GenAI’s potential for managing peak season execution

GenAI is a powerful tool from a planning perspective. Yet, there is untapped potential for utilizing GenAI from an execution standpoint to help better address and prepare for ongoing disruptions.

Though these capabilities have yet to take hold, the future of AI agents in the supply chain space is promising for future peak seasons. For example, AI agents have the capabilities to be a great tool for carrier communications, automatically calling carriers for updates on shipment statuses and updating customers in real time.

While this is just one potential use case, as agentic AI solutions continue to evolve, it will be a trend to watch for peak seasons to come, especially as the rate of supply chain disruptions continues to intensify. Imagine a world where autonomous agents can react to various disruptions in order fulfillment or warehouse slowdown.
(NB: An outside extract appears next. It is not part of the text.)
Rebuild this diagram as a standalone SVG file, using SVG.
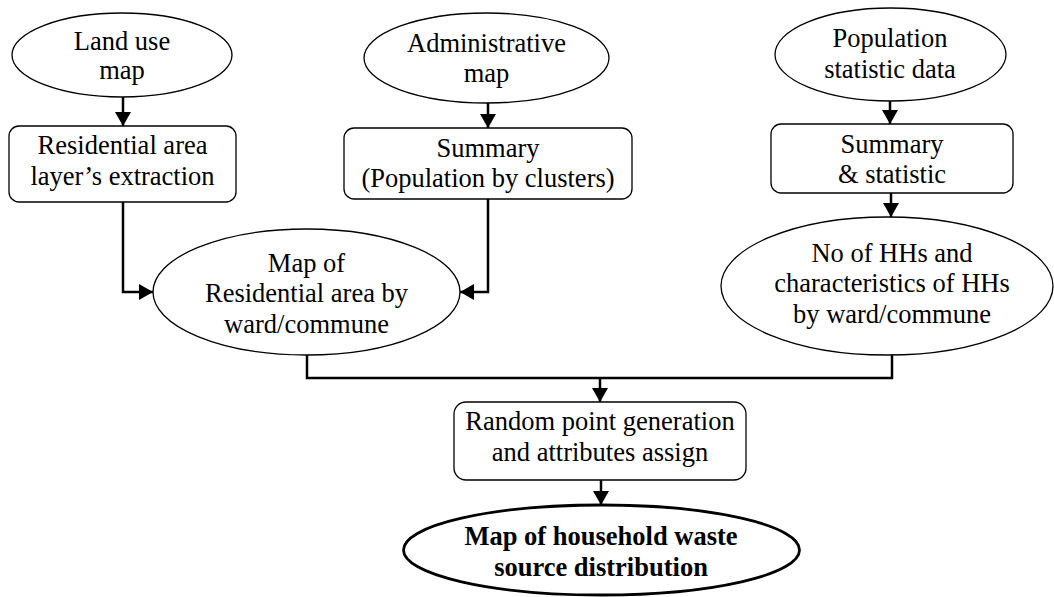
<svg xmlns="http://www.w3.org/2000/svg" width="1054" height="597" viewBox="0 0 1054 597">
<style>
  .shape { fill: #fff; stroke: #000; stroke-width: 1.3; }
  .final { fill: #fff; stroke: #000; stroke-width: 2.8; }
  .t { font-family: "Liberation Serif", "Times New Roman", serif; font-size: 26.5px; fill: #000; text-anchor: middle; }
  .b { font-weight: bold; }
  .conn { fill: none; stroke: #000; stroke-width: 2.5; }
</style>
<defs>
  <marker id="arr" markerUnits="userSpaceOnUse" markerWidth="15" markerHeight="16" refX="14" refY="8" orient="auto">
    <path d="M0,0 L14,8 L0,16 z" fill="#000"/>
  </marker>
</defs>
<rect width="1054" height="597" fill="#fff"/>
<g id="connectors">
  <path class="conn" d="M123,97 V126" marker-end="url(#arr)"/>
  <path class="conn" d="M488,103 V128" marker-end="url(#arr)"/>
  <path class="conn" d="M890,101 V124" marker-end="url(#arr)"/>
  <path class="conn" d="M891,193 V217" marker-end="url(#arr)"/>
  <path class="conn" d="M123,202 V292 H153" marker-end="url(#arr)"/>
  <path class="conn" d="M488,199 V292 H460" marker-end="url(#arr)"/>
  <path class="conn" d="M307,355 V378 H892 V355"/>
  <path class="conn" d="M600,378 V402" marker-end="url(#arr)"/>
  <path class="conn" d="M601,480 V505" marker-end="url(#arr)"/>
</g>
<g id="landuse">
  <ellipse class="shape" cx="122" cy="55" rx="110" ry="42"/>
  <text class="t" x="122" y="50">Land use</text>
  <text class="t" x="122" y="79">map</text>
</g>
<g id="residential">
  <rect class="shape" x="9" y="126" width="227" height="76" rx="10"/>
  <text class="t" x="122.5" y="154">Residential area</text>
  <text class="t" x="122.5" y="185">layer’s extraction</text>
</g>
<g id="admin">
  <ellipse class="shape" cx="486.5" cy="58" rx="122.5" ry="45"/>
  <text class="t" x="486.5" y="52">Administrative</text>
  <text class="t" x="486.5" y="82">map</text>
</g>
<g id="summary">
  <rect class="shape" x="344" y="128" width="288" height="71" rx="10"/>
  <text class="t" x="488" y="157">Summary</text>
  <text class="t" x="488" y="187">(Population by clusters)</text>
</g>
<g id="population">
  <ellipse class="shape" cx="890.5" cy="54.5" rx="115.5" ry="46.5"/>
  <text class="t" x="890" y="47">Population</text>
  <text class="t" x="890" y="78">statistic data</text>
</g>
<g id="summarystat">
  <rect class="shape" x="771" y="124" width="242" height="69" rx="10"/>
  <text class="t" x="892" y="153">Summary</text>
  <text class="t" x="892" y="183">&amp; statistic</text>
</g>
<g id="mapres">
  <ellipse class="shape" cx="306.5" cy="292" rx="153.5" ry="63"/>
  <text class="t" x="306.5" y="272">Map of</text>
  <text class="t" x="306.5" y="302">Residential area by</text>
  <text class="t" x="306.5" y="333">ward/commune</text>
</g>
<g id="hhs">
  <ellipse class="shape" cx="887" cy="286" rx="166" ry="69"/>
  <text class="t" x="892" y="262">No of HHs and</text>
  <text class="t" x="892" y="292">characteristics of HHs</text>
  <text class="t" x="892" y="323">by ward/commune</text>
</g>
<g id="random">
  <rect class="shape" x="454" y="402" width="292" height="78" rx="12"/>
  <text class="t" x="600" y="430">Random point generation</text>
  <text class="t" x="600" y="461">and attributes assign</text>
</g>
<g id="final">
  <ellipse class="final" cx="601.5" cy="550" rx="198" ry="45"/>
  <text class="t b" x="601" y="545">Map of household waste</text>
  <text class="t b" x="601" y="576">source distribution</text>
</g>
</svg>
If the order fulfillment rate is falling at one location, an agent can proactively reroute additional orders to another warehouse for fulfillment, while dynamically updating unanticipated transport loads and reprioritizing work in the warehouse.  

Turning uncertainty into an advantage

While uncertainty can be tough to navigate, especially around peak season planning and execution, it provides companies with a great opportunity to build long-term supply chain resilience. By enhancing supply chain strategies to become more flexible, companies will better position themselves to manage their supply chain throughout the holiday shopping peak and beyond.